Barely noticing the doctors and nurses entering and leaving the room, I felt a tap on my shoulder. “It’s time to take your father for an MRI. The nurse will wheel him down,” the doctor assured me and reached out with an enormous coffee cup covered with a lid. “I’m sure you could use this.” He smiled. “I pulled some strings and had your father scheduled for an MRI scan immediately.”

“Thank you, Dr. Masan.” Feeling a boost of guilt, I smiled. “I—”

“It’s French vanilla. I heard you and your father talking earlier and figured caffeine and something sweet is something you needed right now.”

I assumed Dr. Jack Masan could tell from the baggage under my eyes that I desperately needed an energy boost. The type of boost I wanted required a longing touch, but he at least understood sweet caffeine. If his lips tasted as sweet as they looked, he’d be exactly what I’d order.

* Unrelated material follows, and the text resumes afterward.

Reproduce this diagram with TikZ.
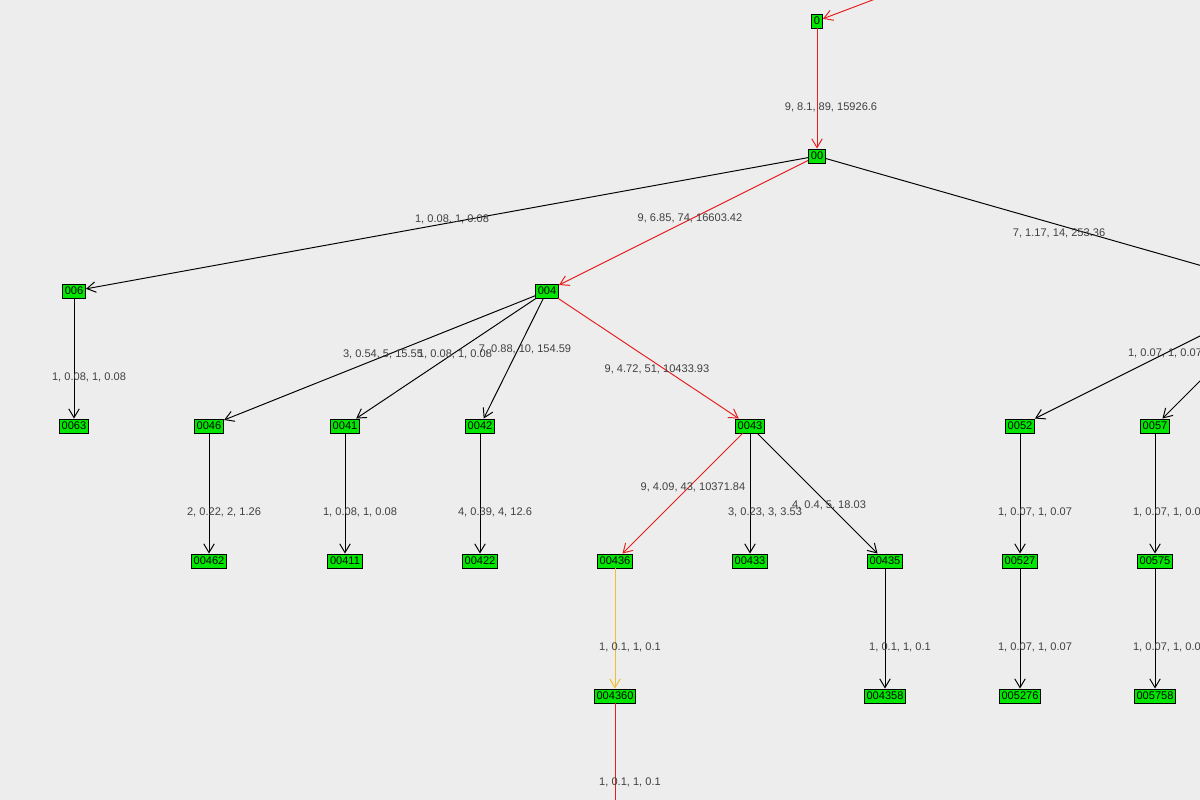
\documentclass[tikz,border=0pt]{standalone}
\usepackage{fontspec}
\setmainfont{Liberation Sans}
\usetikzlibrary{arrows.meta}
\definecolor{ered}{RGB}{230,30,30}
\definecolor{eyel}{RGB}{240,190,50}
\definecolor{ngreen}{RGB}{0,230,0}
\begin{document}
\begin{tikzpicture}[x=0.02cm,y=-0.02cm,line width=0.55pt,
 nd/.style={draw=black,fill=ngreen,inner sep=1.3pt,minimum height=14*0.02cm,font=\fontsize{6.3}{7}\selectfont},
 lb/.style={font=\fontsize{6.3}{7}\selectfont,text=black!75},
 tip/.style={-{Straight Barb[length=5pt,width=6pt]}},
 ed/.style={draw=black,tip},
 rd/.style={draw=ered,tip},
 yd/.style={draw=eyel,tip}]
\fill[black!7] (0,0) rectangle (1200,800);
\useasboundingbox (0,0) rectangle (1200,800);
\clip (0,0) rectangle (1200,800);
\node[nd] (n0) at (817,21) {0};
\node[nd] (n00) at (817,156) {00};
\node[nd] (n006) at (74,291) {006};
\node[nd] (n004) at (547,291) {004};
\node[nd] (n0063) at (74,426) {0063};
\node[nd] (n0046) at (209,426) {0046};
\node[nd] (n0041) at (345,426) {0041};
\node[nd] (n0042) at (480,426) {0042};
\node[nd] (n0043) at (750,426) {0043};
\node[nd] (n0052) at (1020,426) {0052};
\node[nd] (n0057) at (1155,426) {0057};
\node[nd] (n00462) at (209,561) {00462};
\node[nd] (n00411) at (345,561) {00411};
\node[nd] (n00422) at (480,561) {00422};
\node[nd] (n00436) at (615,561) {00436};
\node[nd] (n00433) at (750,561) {00433};
\node[nd] (n00435) at (885,561) {00435};
\node[nd] (n00527) at (1020,561) {00527};
\node[nd] (n00575) at (1155,561) {00575};
\node[nd] (n004360) at (615,696) {004360};
\node[nd] (n004358) at (885,696) {004358};
\node[nd] (n005276) at (1020,696) {005276};
\node[nd] (n005758) at (1155,696) {005758};
\coordinate (top) at (952,-30);
\coordinate (n005) at (1290,291);
\coordinate (bot) at (615,830);
\draw[rd] (top) -- (n0);
\draw[rd] (n0) -- (n00);
\draw[ed] (n00) -- (n006);
\draw[rd] (n00) -- (n004);
\draw[draw=black] (n00) -- (n005);
\draw[ed] (n006) -- (n0063);
\draw[ed] (n004) -- (n0046);
\draw[ed] (n004) -- (n0041);
\draw[ed] (n004) -- (n0042);
\draw[rd] (n004) -- (n0043);
\draw[ed] (n005) -- (n0052);
\draw[ed] (n005) -- (n0057);
\draw[ed] (n0046) -- (n00462);
\draw[ed] (n0041) -- (n00411);
\draw[ed] (n0042) -- (n00422);
\draw[rd] (n0043) -- (n00436);
\draw[ed] (n0043) -- (n00433);
\draw[ed] (n0043) -- (n00435);
\draw[ed] (n0052) -- (n00527);
\draw[ed] (n0057) -- (n00575);
\draw[yd] (n00436) -- (n004360);
\draw[ed] (n00435) -- (n004358);
\draw[ed] (n00527) -- (n005276);
\draw[ed] (n00575) -- (n005758);
\draw[draw=ered] (n004360) -- (bot);
\node[lb] (l1) at (831,107) {9, 8.1, 89, 15926.6};
\node[lb] (l2) at (452,219) {1, 0.08, 1, 0.08};
\node[lb] (l3) at (690,218) {9, 6.85, 74, 16603.42};
\node[lb] (l4) at (1059,233) {7, 1.17, 14, 253.36};
\node[lb] (l5) at (89,377) {1, 0.08, 1, 0.08};
\node[lb] (l6) at (383,354) {3, 0.54, 5, 15.55};
\node[lb] (l7) at (455,354) {1, 0.08, 1, 0.08};
\node[lb] (l8) at (525,349) {7, 0.88, 10, 154.59};
\node[lb] (l9) at (657,369) {9, 4.72, 51, 10433.93};
\node[lb] (l10) at (1165,353) {1, 0.07, 1, 0.07};
\node[lb] (l11) at (224,512) {2, 0.22, 2, 1.26};
\node[lb] (l12) at (360,512) {1, 0.08, 1, 0.08};
\node[lb] (l13) at (495,512) {4, 0.39, 4, 12.6};
\node[lb] (l14) at (693,487) {9, 4.09, 43, 10371.84};
\node[lb] (l15) at (765,512) {3, 0.23, 3, 3.53};
\node[lb] (l16) at (829,505) {4, 0.4, 5, 18.03};
\node[lb] (l17) at (1035,512) {1, 0.07, 1, 0.07};
\node[lb] (l18) at (1170,512) {1, 0.07, 1, 0.07};
\node[lb] (l19) at (630,647) {1, 0.1, 1, 0.1};
\node[lb] (l20) at (900,647) {1, 0.1, 1, 0.1};
\node[lb] (l21) at (1035,647) {1, 0.07, 1, 0.07};
\node[lb] (l22) at (1170,647) {1, 0.07, 1, 0.07};
\node[lb] (l23) at (630,782) {1, 0.1, 1, 0.1};
\end{tikzpicture}
\end{document}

A nurse spun a wheelchair around the corner from the hall into the room. Dr. Masan grinned as I looked wide-eyed between him and my father. I remembered the time I broke my leg when I was about twelve years old and my dad wheelied me from the waiting room to get my X-ray then back again. He would do this anytime he had the chance to push someone in a wheelchair to make their time more fun. Dad deserved some fun too, so if a wheelie to his MRI would be the rainbow to his storm, then he deserved to relax before laying in a machine that was a claustrophobic’s worst nightmare.

“Ready, Mr. Clary?” The nurse slowed to my father’s bedside and helped him into his chair, careful not to tangle his IV.

The nurse’s voice sounded familiar. I took another gulp of French vanilla, and then it hit me. I hadn’t noticed with loose scrubs hiding his muscles, but the nurse who took my father for his MRI test was the male witness inside the store. My partner later confirmed that the stranger was a meth user on a high binge but was no hard threat.

Chrissy and the nurse would have made a cute couple. No rings on either of their hands. I suppose the entire situation was life’s crazy way of bringing them together. That idea didn’t feel the same for hottie Dr. Masan and me.

My father’s wink as he left the room showed he believed otherwise.

“Your father is in expert hands.” Dr. Masan chuckled, as the nurse wheelied my father out of the room. He stared as I shook my empty cup without a response. “I knew you needed the caffeine. How about another one?”

I smiled to hide my disappointment in the lack of caffeine left in my cup. “Now, there’s an idea. Too bad mugs can’t refill themselves.”

He laughed at my sad attempt at a joke. I just didn't have the excitement in me to join in. My father’s empty bed looked comfortable, though. I didn’t think anyone would mind if I took a twenty-minute nap. Oh, what it would be to feel young, pull an all-nighter, and keep going the next day again. I always said once you hit twenty-five, it’s all downhill from there.

“Jessa, would you like to have coffee with me?” He checked his shiny gold watch. “I’m on my lunch break and could use another cup myself.”

In my thirties, I felt my best, more accomplished, and my career kept me busy enough to appreciate the lack of a dating life. Dating in my field never lasted since my divorce.

“Are you asking me on a date, Mr. Masan?” I giggled. Another sad attempt of a joke to ease the moment. “My apologies. I blame the bluntness on my lack of sleep and my job requiring me to be upfront.”

Dr. Masan assured me, “You don’t beat around the bush, and I like that.” There was an ease between us that came from him. “Blame my bluntness on my job as a doctor to be upfront, too, but yes, I would love it if this were a date.”